Venezuela: Cases of malaria surge 76% and infant mortality spikes amid national crisis

Demonstrators help another protestor during clashes with members of the National Bolivarian Guard (GNB) in Caracas, Venezuela: EPA
Demonstrators help another protestor during clashes with members of the National Bolivarian Guard (GNB) in Caracas, Venezuela: EPA

In 2016, Venezuela’s number of cases of malaria grew 76 per cent, maternal mortality skyrocketed 60 per cent, and infant mortality rose 30 per cent, government figures show, as the South American country continued to see the collapse of its entire system of medical care and a broadening economic crisis.

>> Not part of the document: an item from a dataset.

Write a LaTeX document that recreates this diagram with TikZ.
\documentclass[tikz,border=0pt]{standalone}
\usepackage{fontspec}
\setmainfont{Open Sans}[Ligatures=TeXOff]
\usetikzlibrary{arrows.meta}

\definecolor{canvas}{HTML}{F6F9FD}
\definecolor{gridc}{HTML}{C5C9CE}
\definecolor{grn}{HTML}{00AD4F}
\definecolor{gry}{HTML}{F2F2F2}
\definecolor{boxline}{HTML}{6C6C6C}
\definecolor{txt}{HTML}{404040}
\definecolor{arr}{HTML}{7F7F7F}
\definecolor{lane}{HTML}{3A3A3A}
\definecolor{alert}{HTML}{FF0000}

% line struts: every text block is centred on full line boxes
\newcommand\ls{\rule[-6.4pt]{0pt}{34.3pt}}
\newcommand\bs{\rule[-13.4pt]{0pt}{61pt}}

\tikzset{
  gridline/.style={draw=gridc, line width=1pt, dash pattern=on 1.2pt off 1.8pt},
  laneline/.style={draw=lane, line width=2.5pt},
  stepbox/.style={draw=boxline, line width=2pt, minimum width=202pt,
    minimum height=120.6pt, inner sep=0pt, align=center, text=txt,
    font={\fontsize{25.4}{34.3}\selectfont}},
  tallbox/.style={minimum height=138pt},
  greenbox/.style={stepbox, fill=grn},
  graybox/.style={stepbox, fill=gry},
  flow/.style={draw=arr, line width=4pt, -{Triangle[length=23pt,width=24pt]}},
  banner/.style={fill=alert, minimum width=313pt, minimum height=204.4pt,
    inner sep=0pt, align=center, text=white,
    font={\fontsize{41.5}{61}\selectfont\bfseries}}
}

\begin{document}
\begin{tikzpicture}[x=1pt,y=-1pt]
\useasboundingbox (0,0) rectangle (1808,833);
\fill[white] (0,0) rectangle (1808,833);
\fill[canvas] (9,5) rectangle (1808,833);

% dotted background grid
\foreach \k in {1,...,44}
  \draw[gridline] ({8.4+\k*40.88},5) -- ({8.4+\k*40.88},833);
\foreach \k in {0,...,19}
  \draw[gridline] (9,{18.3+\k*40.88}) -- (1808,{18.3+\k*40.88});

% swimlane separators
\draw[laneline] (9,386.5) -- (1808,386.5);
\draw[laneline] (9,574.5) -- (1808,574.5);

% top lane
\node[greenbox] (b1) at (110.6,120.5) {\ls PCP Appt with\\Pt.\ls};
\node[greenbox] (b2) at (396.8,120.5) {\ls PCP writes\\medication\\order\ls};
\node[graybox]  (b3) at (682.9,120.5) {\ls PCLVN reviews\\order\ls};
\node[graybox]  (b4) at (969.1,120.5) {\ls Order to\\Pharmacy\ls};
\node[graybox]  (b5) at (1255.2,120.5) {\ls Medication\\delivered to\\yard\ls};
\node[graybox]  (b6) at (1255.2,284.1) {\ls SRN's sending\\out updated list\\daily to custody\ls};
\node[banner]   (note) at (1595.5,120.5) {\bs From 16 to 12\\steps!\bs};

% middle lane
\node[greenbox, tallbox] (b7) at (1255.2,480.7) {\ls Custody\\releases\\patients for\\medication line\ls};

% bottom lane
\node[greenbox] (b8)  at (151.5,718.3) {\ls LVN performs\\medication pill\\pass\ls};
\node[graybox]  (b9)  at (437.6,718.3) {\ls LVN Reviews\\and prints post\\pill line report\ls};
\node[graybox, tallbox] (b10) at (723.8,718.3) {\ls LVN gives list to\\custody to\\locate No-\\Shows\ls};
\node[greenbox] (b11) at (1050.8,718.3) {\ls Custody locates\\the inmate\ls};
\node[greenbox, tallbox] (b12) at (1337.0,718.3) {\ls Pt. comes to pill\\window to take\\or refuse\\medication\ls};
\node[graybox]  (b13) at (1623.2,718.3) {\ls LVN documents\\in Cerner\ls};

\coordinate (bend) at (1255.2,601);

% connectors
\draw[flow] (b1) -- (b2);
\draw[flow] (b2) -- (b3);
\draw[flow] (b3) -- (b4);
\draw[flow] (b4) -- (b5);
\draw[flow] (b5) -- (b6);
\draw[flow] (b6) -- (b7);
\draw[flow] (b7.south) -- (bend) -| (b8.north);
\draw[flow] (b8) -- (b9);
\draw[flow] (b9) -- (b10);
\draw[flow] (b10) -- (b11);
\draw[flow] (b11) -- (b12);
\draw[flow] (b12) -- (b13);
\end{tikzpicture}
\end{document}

Recession and currency controls in Venezuela have led to declines in local production and imports of foreign goods, resulting in shortages of everything from flour to vaccines and medicines. Three-quarters of the population lost an average of 19lb in body weight last year because there is so little food.

Maternal mortality, or death during pregnancy or within 42 days of the end of a pregnancy, rose 65 per cent to 756 deaths, according to the report cited by Reuters. There were also 240,613 cases of malaria last year, up 76.4 per cent compared with 2015.

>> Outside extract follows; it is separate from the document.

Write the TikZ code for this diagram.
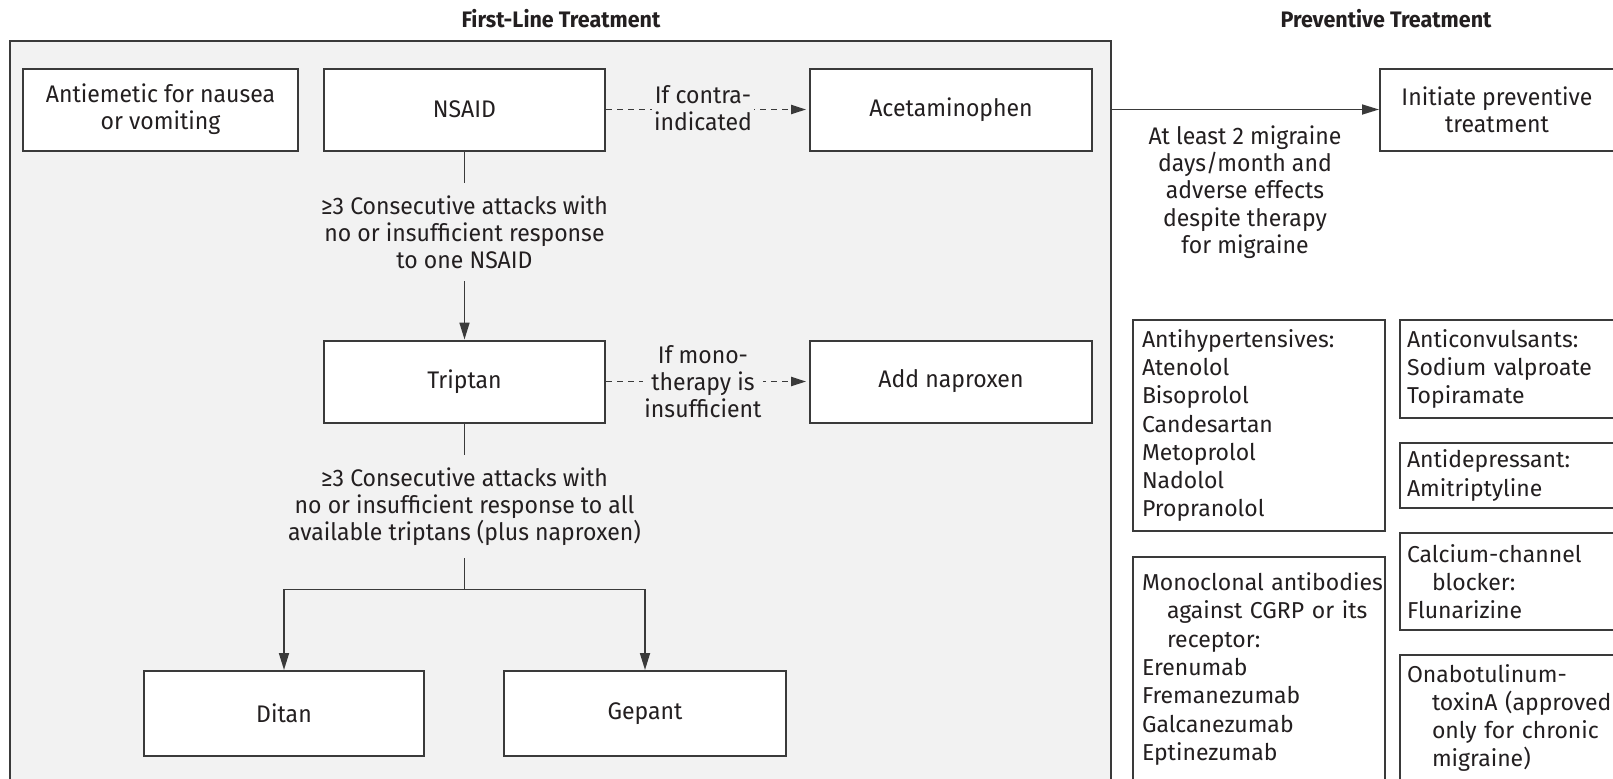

The Venezuelan government’s statistics also show that infant mortality, or deaths of children aged under one, increased around 30 per cent to 11,466 cases last year.

Around the world, infant death disproportionately affects marginalised and economically vulnerable populations, according to Wendy Hellerstedt, an epidemiology professor at the University of Minnesota.

Even though infant deaths in Venezuela still remain significantly less common than in the world’s most impoverished countries like South Sudan and the Democratic Republic of the Congo, they continue to rise, while rates in those poorer countries have been falling.